Published: Jun 16, 2011 10:41 PM EDT
Updated: Jun 16, 2011 10:41 PM EDT

BONITA SPRINGS, Fla.- The Mayor of Bonita Springs says the recent three percent pay raise for all city employees won't impact the city's finances. The city council voted 4 to 3 Wednesday to give the 50 full-time, eight part-time and seven elected officials a pay raise to combat the state's new pension legislation.

"It doesn't have any affect, it doesn't raise the debt, it doesn't lower it," Mayor Ben Nelson, Jr said.

Starting July first, all public employees enrolled in the state's retirement fund will have to contribute three percent of their pay to the program.

But the raises will come to an end in October, when the new city budget goes into effect.

"The budget, as I understand it, will not have that three percent there," Nelson said.

Councilman Steven Slatcha voted against the measure. He says the pay raises send the wrong message, no matter how short lived they may be.
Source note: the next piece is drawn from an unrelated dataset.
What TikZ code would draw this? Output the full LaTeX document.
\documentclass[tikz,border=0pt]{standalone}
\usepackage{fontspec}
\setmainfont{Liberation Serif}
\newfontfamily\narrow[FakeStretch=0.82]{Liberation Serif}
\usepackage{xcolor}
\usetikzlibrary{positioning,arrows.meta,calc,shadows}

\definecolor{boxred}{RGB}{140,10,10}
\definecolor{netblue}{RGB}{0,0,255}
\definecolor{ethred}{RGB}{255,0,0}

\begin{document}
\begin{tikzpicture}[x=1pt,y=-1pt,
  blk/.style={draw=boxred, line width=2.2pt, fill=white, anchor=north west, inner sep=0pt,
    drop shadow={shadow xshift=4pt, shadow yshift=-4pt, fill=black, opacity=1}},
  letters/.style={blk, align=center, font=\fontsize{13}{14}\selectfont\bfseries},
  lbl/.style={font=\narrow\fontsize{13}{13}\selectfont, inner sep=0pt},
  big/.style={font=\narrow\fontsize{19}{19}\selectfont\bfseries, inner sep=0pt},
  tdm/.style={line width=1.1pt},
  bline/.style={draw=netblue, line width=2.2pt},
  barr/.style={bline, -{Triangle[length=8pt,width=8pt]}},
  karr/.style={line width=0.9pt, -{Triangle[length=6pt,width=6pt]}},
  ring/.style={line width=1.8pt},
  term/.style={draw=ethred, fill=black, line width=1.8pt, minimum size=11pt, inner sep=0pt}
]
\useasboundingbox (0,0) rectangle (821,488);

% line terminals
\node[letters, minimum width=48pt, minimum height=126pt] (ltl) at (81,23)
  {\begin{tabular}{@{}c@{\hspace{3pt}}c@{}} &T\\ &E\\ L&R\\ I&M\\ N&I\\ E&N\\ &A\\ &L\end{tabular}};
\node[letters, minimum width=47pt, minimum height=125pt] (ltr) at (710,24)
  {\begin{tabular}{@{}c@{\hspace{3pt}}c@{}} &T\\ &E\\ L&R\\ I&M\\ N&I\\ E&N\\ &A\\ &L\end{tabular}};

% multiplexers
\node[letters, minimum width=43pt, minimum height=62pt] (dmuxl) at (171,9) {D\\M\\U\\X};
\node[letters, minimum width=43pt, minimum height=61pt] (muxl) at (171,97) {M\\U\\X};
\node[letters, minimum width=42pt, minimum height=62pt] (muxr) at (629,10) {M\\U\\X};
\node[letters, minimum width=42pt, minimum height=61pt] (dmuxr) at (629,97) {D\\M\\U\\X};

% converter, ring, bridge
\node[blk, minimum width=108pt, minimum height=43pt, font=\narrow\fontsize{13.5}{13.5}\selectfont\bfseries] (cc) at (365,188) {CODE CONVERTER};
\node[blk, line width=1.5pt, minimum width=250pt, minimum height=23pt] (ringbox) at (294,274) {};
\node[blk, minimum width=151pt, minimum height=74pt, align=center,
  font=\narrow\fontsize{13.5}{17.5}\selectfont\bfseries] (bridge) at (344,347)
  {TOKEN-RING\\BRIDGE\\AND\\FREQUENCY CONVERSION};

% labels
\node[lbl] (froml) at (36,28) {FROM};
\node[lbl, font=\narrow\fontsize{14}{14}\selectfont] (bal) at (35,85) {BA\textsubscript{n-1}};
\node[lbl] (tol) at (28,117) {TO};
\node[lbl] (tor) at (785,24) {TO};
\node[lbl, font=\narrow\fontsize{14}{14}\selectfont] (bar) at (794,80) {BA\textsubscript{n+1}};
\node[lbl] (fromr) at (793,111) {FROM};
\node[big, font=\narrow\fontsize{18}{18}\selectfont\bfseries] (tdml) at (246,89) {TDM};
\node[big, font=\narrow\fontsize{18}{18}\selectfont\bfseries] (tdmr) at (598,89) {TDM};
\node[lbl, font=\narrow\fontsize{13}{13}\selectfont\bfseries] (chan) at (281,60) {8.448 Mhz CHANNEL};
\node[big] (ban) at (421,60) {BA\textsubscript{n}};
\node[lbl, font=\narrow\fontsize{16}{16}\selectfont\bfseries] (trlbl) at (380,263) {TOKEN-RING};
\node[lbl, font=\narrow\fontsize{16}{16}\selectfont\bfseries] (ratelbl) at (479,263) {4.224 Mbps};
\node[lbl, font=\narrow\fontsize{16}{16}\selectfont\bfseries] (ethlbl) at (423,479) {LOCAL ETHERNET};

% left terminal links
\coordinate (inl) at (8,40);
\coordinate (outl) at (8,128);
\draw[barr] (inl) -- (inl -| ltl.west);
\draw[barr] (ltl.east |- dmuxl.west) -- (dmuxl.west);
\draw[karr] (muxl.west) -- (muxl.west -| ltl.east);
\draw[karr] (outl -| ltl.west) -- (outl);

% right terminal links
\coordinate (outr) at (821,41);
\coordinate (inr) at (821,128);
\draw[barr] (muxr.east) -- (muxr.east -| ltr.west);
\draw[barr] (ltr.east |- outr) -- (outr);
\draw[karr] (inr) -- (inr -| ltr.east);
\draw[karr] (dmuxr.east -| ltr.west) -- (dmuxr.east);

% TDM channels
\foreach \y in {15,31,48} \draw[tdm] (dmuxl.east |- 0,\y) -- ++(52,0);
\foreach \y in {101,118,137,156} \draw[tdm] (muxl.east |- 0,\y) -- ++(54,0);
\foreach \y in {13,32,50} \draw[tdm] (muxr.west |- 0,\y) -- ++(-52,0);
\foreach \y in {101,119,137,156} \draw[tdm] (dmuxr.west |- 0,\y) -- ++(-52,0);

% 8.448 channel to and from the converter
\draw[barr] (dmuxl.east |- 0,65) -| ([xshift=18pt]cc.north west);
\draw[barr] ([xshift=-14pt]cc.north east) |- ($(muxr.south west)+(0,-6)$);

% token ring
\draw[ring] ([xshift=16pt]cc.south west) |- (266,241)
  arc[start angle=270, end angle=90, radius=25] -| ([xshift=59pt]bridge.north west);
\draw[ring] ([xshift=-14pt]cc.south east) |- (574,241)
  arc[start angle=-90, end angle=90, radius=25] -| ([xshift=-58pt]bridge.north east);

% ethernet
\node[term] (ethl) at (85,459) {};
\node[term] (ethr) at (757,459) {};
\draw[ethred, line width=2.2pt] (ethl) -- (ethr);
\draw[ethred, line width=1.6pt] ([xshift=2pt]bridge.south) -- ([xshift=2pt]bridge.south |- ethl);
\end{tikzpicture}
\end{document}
"I have a neighbor that's a state employee and they're gonna be paying the three percent," Slatcha said, "nobody is coming to their rescue."

Similar pay raises aren't likely to occur in other towns in southwest Florida. Cape Coral and Fort Myers city employees already contribute more than three percent to a private retirement fund.

"I don't want anybody paying my portion of the retirement, especially with taxpayers money," said Slatcha.

City Manager Carl Schwing, who started the job earlier this month, says he won't take the pay bump.